Settler colonialism is a continuous process of grabbing land, distorting historical borders, reshaping them and then expelling indigenous peoples. The apartheid as we knew it in South Africa was the later, advanced stage of the settler colonialism spearheaded by Holland, Britain and Portugal, and after that of citizens of other European nations.

In fact, inherent in the term “separation” is the fact that different groups of people live within one framework – under the control of one main center of power. The “separation” the Labor Party and its offspring (Kahol Lavan and its ilk) so love to brandish – with their characteristic lack of awareness of its incriminating meaning in Afrikaans (apartheid) – does not constitute recognition of the right of self-determination for Palestinians, but rather the acceleration of the creation of Palestinian enclaves and limited self-government within the space that Israel controls.

Institutionalized apartheid solidifies the discrimination between the victorious settlers and the defeated colonized people – by means of legislation, clear geographical divisions and the delineation of final borders – while maintaining a certain stability in relations between the superior and the inferior. Nevertheless, the dispossession of indigenous residents from their lands never ceased completely, either in South Africa or in other white supremacy regimes established in lands and continents that the Europeans conquered and settled in recent centuries, among them Australia, New Zealand, Canada, Brazil, the United States, etc.

In apartheid, the made-inferior natives and victorious superior settlers live together under one roof. For the sake of sustainability, the regime needs the surviving natives to remain alive. They are exploited as much as possible, their lives are cheap, the finger on the trigger that kills them is light. But they are essential. They are counted. However, in the earlier stage, that of settler colonization – which aims to take over all the land – the original inhabitants, who are forced into a state of inferiority, become redundant. It is possible and worthwhile, and even desirable, to live without them (and to compensate for their absence by bringing in slaves and other cheap labor from other countries).

This ideology of the superfluousness of an entire people – or of large groups of inferior people – consumes and shatters and supersedes any value of human equality that may exist in the culture of the conquering people. The stronger the dimension of land-devouring colonialism becomes, the more the inferiors are considered superfluous in the eyes of the superiors. The fresher and more vibrant the colonialist component is, the more the superior people – in our case the Jewish people, woe to the fingers that must write this – will support the disappearance of the others. That is why the transfer-ist right wing is so strong in Israel’s settlements.

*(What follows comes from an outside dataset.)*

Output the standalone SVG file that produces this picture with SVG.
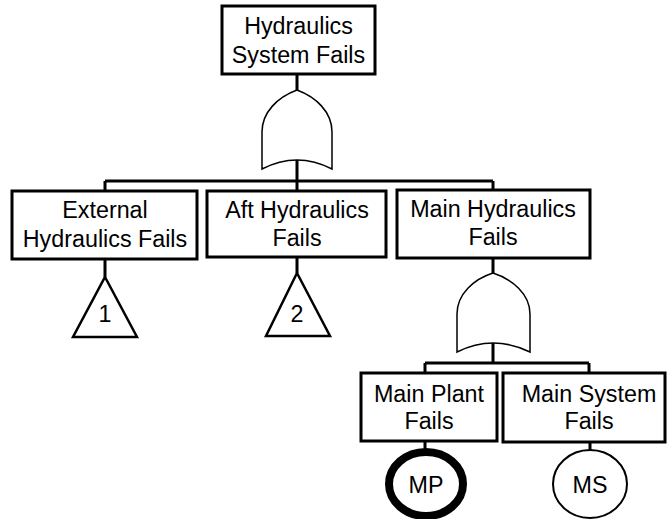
<svg xmlns="http://www.w3.org/2000/svg" width="667" height="519" viewBox="0 0 667 519">
<style>
.box{fill:#fff;stroke:#000;stroke-width:3}
.gate{fill:#fff;stroke:#000;stroke-width:1.5}
.tri{fill:#fff;stroke:#000;stroke-width:2.5;stroke-linejoin:miter}
.ln{fill:none;stroke:#000;stroke-width:3}
text{font-family:"Liberation Sans",Arial,sans-serif;font-size:23.3px;fill:#000;text-anchor:middle}
</style>
<rect width="667" height="519" fill="#fff"/>
<g id="connectors">
<path class="ln" d="M297,74 V90 M297,160 V181 M105,181 H493 M105,181 V191 M297,181 V191 M493,181 V191"/>
<path class="ln" d="M105,259 V277 M297,257 V273"/>
<path class="ln" d="M493,258 V273 M493,343 V363 M425,363 H589 M425,363 V373 M589,363 V373"/>
<path class="ln" d="M425,441 V452 M590,442 V450"/>
</g>
<g id="gate-top">
<path class="gate" d="M262,169 V132 C262,112 278,97 297,90 C316,97 332,112 332,132 V169 Q297,151 262,169 Z"/>
</g>
<g id="gate-main">
<path class="gate" d="M457,352 V314 C457,294 474,279 493,273 C512,279 530,294 530,314 V352 Q493,334 457,352 Z"/>
</g>
<g id="n-top">
<rect class="box" x="222" y="6" width="153" height="68"/>
<text x="298.5" y="34">Hydraulics</text>
<text x="298.5" y="63">System Fails</text>
</g>
<g id="n-external">
<rect class="box" x="12" y="191" width="185" height="68"/>
<text x="105" y="218">External</text>
<text x="105" y="247">Hydraulics Fails</text>
</g>
<g id="n-aft">
<rect class="box" x="207" y="191" width="179" height="66"/>
<text x="297" y="218">Aft Hydraulics</text>
<text x="297" y="246">Fails</text>
</g>
<g id="n-main">
<rect class="box" x="397" y="190" width="193" height="68"/>
<text x="493" y="217">Main Hydraulics</text>
<text x="493" y="245">Fails</text>
</g>
<g id="t-1">
<polygon class="tri" points="105,277 137,337 73,337"/>
<text x="105" y="322">1</text>
</g>
<g id="t-2">
<polygon class="tri" points="297,273 330,336 266,336"/>
<text x="297" y="322">2</text>
</g>
<g id="n-plant">
<rect class="box" x="361" y="373" width="136" height="68"/>
<text x="429" y="402">Main Plant</text>
<text x="429" y="429">Fails</text>
</g>
<g id="n-system">
<rect class="box" x="503" y="373" width="162" height="69"/>
<text x="589" y="402">Main System</text>
<text x="589" y="429">Fails</text>
</g>
<g id="c-mp">
<ellipse cx="426" cy="484" rx="37" ry="32" fill="#fff" stroke="#000" stroke-width="8"/>
<text x="426" y="493">MP</text>
</g>
<g id="c-ms">
<ellipse cx="590" cy="484" rx="37" ry="34" fill="#fff" stroke="#000" stroke-width="2"/>
<text x="590" y="493">MS</text>
</g>
</svg>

The existence of Israeli-Jewish apartheid was put forth in two texts published this year by B’Tselem human rights organization and Human Rights Watch. These groups, however, were not the first to call the monster by its name. Before them were the Palestinians themselves, of course – through BDS (boycott, divestment and sanctions) activities, social media, or NGO reports. Regrettably, and as expected, only when B’Tselem published its position did a broad international discussion begin on the subject. Because this is one of the characteristics of the racist, ethnic and class stratification in the entire world: The definitions and descriptions of the reality in which the underlings and inferiors exist (women, minorities, migrants, workers, etc.) must get the hegemonic and academic stamp of approval to be accepted as correct.

These two reports do relate to the engineering of the geographic space and the hostile Jewish takeover of Palestinian lands. But at a time when the definition of the Israeli regime as apartheid is becoming rooted in international discourse, the element of the “superfluousness” of Palestinians becomes blurred. Blurred too is the difference between the types of apartheid that live under one roof: Within Israel’s 1948 borders, the apartheid is riper and more consolidated. The Palestinians are inferior, but are also citizens who are counted in the statistics. In the 1967 occupied territories, the process of dispossessing and settling is still underway, in full strength. Palestinian natives there are much more exposed to the danger of quiet and mass expulsion embodied in the ideology of “superfluousness,” which is spread by the settlers and settlement movements.